Sunday, May 31, 2026 · 12:55 PM
Zhejiang Huayou Cobalt on May 1 halted half the production at its Indonesian Huafei plant, cutting battery-grade nickel output after sulfur prices surged to $948 per ton from $514 in late February. That's an 84% jump in eight weeks. The sulfur shortage, driven by disruptions in Middle East supply from the Iran war, has forced several Indonesian nickel processors to trim output by at least 10% since March, hitting plants that process nickel ore into mixed hydroxide precipitate for EV batteries. This isn't a squeeze. It's a structural break.
Market participants are treating this like a transient logistics problem, waiting for Hormuz shipping to normalize. They're wrong. The Middle East provides 75% to 80% of Indonesia's sulfur, and sulfur now accounts for 30% to 35% of HPAL operating costs, up from 25% typically. Indonesia controls more than half of global nickel production. When your marginal cost structure rises 40% in a single input that has no substitute, you don't have a disruption—you have a repricing event. The LME three-month contract sits at $17,850. The International Nickel Study Group revised its 2026 balance from a 283,000-tonne surplus to a 32,000-tonne deficit, but that forecast went to print before Huayou's announcement and before four Chinese-operated plants at Morowali Industrial Park shut down following a February landslide, affecting facilities that account for 30% of Indonesia's HPAL capacity, with the largest plant possibly offline for three months.
Affected plants include facilities backed by Huayou Cobalt, Lygend Resources and Tsingshan Group. Huafei generated 14.50 billion yuan in revenue in 2025, accounting for 17.89% of Huayou's total revenue and 569 million yuan of parent net profit. The company disclosed no timeline for resuming full production. That's the tell. When operators don't give you a restart date, they're not confident in input prices stabilizing. The chairman of FINI, Indonesia's nickel smelters association, confirmed that inventory levels at several facilities have stocks sufficient only until May 2026 or potentially earlier. We're there. Right now. Indonesia cut 2026 nickel mining quotas to 250-270 million wet metric tons from 379 million in 2025, and revised the floor price formula for calculating tax and royalties, effective April 15, further pressuring producers' margins.
The last time sulfur became a strategic bottleneck was during the 1970s phosphate boom, when U.S. Gulf Coast fertilizer producers bid spot acid to $300 per ton and squeezed copper smelters in Arizona into curtailment mode. The playbook then: operators with captive sulfide ore that generated acid internally—like Phelps Dodge at Morenci—kept running while laterite-dependent competitors idled. Today's Indonesian HPAL plants process laterite ore. They require external sulfuric acid. Sulfide ore bodies with high native sulfur content generate sulfuric acid as a byproduct, eliminating import needs—Kabanga in Tanzania, where approximately 30% of ore is sulfur, determines acid cost by ore chemistry rather than global market conditions.
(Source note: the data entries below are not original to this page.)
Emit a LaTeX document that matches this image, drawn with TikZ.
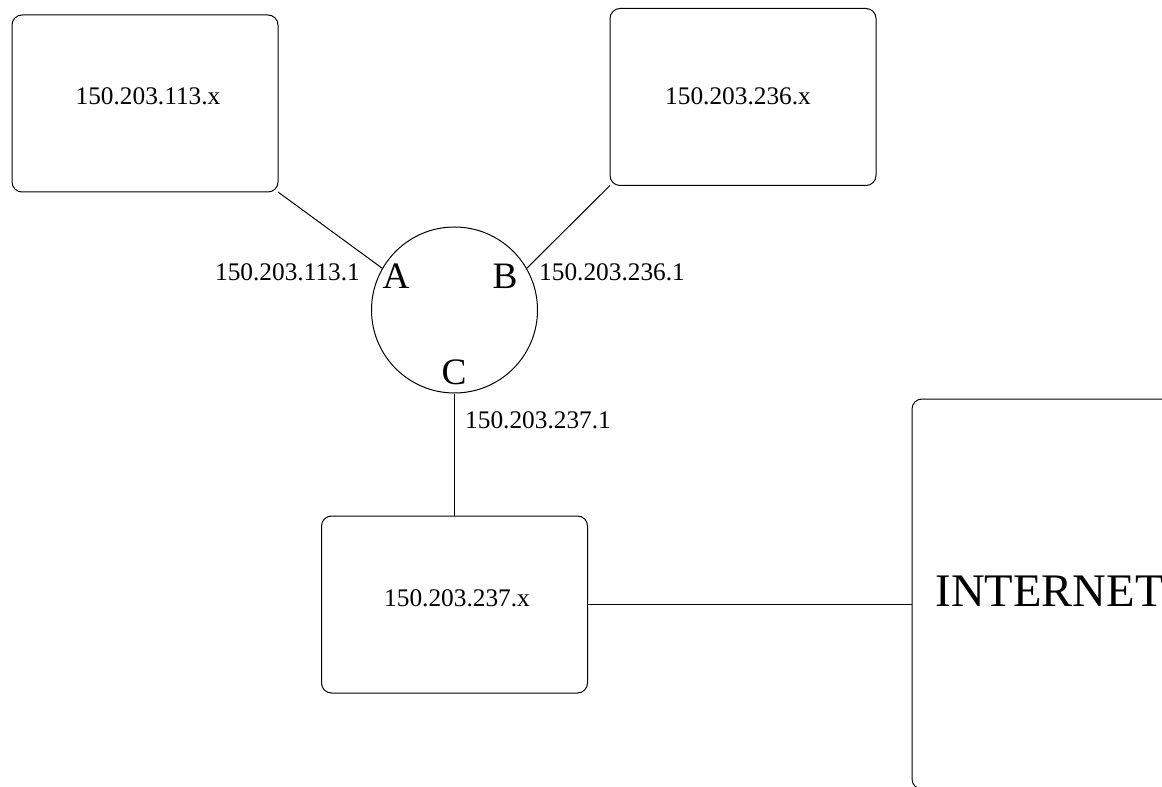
\documentclass[tikz,border=0pt]{standalone}
\usepackage{fontspec}
\setmainfont{Liberation Serif}
\begin{document}
\begin{tikzpicture}[x=0.75pt, y=-0.75pt, line width=0.75pt,
    netbox/.style={draw, rounded corners=7.5pt, inner sep=0pt, outer sep=0pt,
        minimum width=199.5pt, minimum height=132.75pt},
    iplabel/.style={font=\fontsize{19}{22}\selectfont, inner sep=0pt},
    portlabel/.style={font=\fontsize{28}{32}\selectfont, inner sep=0pt}]
    \useasboundingbox (0,0) rectangle (1162,787);
    \clip (0,0) rectangle (1162,787);
    % Subnets
    \node[netbox] (net113) at (145,103.5) {};
    \node[netbox] (net236) at (743,97) {};
    \node[netbox] (net237) at (454.5,604.5) {};
    \node[draw, rounded corners=7.5pt, inner sep=0pt,
        minimum width=216pt, minimum height=292.5pt] (inet) at (1056,594) {};
    \node[iplabel] (t113) at (148,96) {150.203.113.x};
    \node[iplabel] (t236) at (738,96) {150.203.236.x};
    \node[iplabel] (t237) at (457,598) {150.203.237.x};
    \node[font=\fontsize{35}{40}\selectfont, inner sep=0pt, anchor=west] (tinet) at (935,591) {INTERNET};
    % Router
    \node[draw, circle, inner sep=0pt, minimum size=124.5pt] (router) at (454.5,310) {};
    \node[portlabel] (pa) at (396,276) {A};
    \node[portlabel] (pb) at (505,276) {B};
    \node[portlabel] (pc) at (454,372) {C};
    % Interface addresses
    \node[iplabel] (ia) at (287.5,272) {150.203.113.1};
    \node[iplabel] (ib) at (612,272) {150.203.236.1};
    \node[iplabel] (ic) at (538,420) {150.203.237.1};
    % Links
    \draw (net113.south east) -- (router.150);
    \draw (net236.south west) -- (router.30);
    \draw (router.south) -- (net237.north);
    \draw (net237.east) -- (net237.east -| inet.west);
\end{tikzpicture}
\end{document}
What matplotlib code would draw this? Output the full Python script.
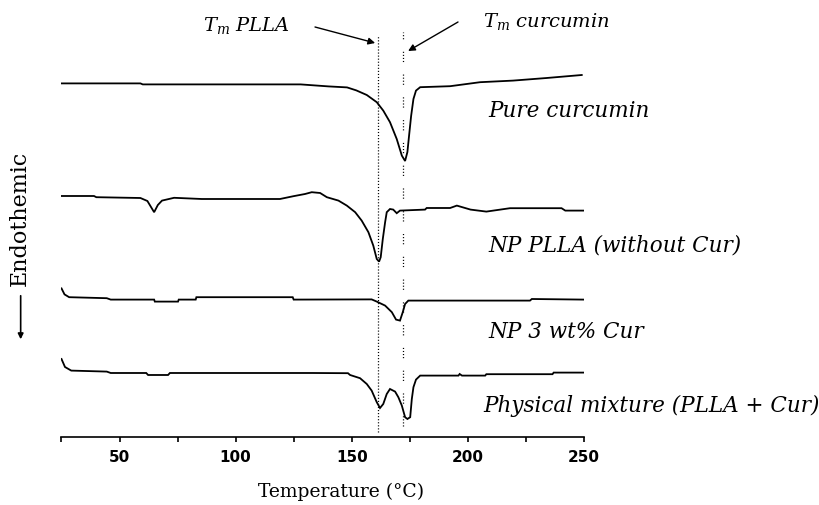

Indonesia has no equivalent advantage. The nation imports approximately 75% of its sulfur requirements from Middle Eastern suppliers. That's a single-point failure embedded in the world's largest nickel supply node.
Consensus assumes Indonesian operators will source alternative sulfur from Canada, Kazakhstan, or North Africa and absorb a temporary premium. They're underestimating the logistics trap. Non-Middle Eastern sulfur suppliers typically offer smaller volumes per shipment, requiring more complex logistics coordination, and shipping distances from alternative sources increase transportation costs and extend delivery timelines. The vessels that carry Middle East sulfur in 40,000-ton parcels from Ruwais don't call on Sudbury. You're looking at 15,000-ton shipments on different freight rates with 25-day longer voyages. Even if you secure the tons, your delivered cost stays elevated structurally. Several battery material nickel miners in Indonesia have trimmed output by at least 10% due to sulfur shortages, with operational setbacks coming after many plants had been running above capacity to benefit from wide margins and high demand, with production cuts taking output back to nameplate levels and tightening MHP supply.
Two things to watch. First: MHP payable percentages. Offers for MHP rose to 95% of LME nickel prices for nickel payable on April 28 from 91% in March, though no deals have been concluded at this level. That's the real price discovery. When Chinese cathode producers start paying 95 points instead of 91, they're pricing in sustained tightness, not a blip. Second: watch for Chinese smelter imports from the Philippines and New Caledonia. If Beijing starts securing non-Indonesian feed, that's confirmation the supply shock has permanence. The sulfur market isn't healing until Hormuz shipping normalizes or Indonesian operators build domestic acid plants from pyrite. Huayou aims to address the issue through construction of acid production projects using pyrite and phosphogypsum, expected to come on stream by the end of 2026. That's seven months minimum before structural relief, assuming no construction delays. Until then, every HPAL plant in Sulawesi is priced at the mercy of a war zone 4,000 miles away.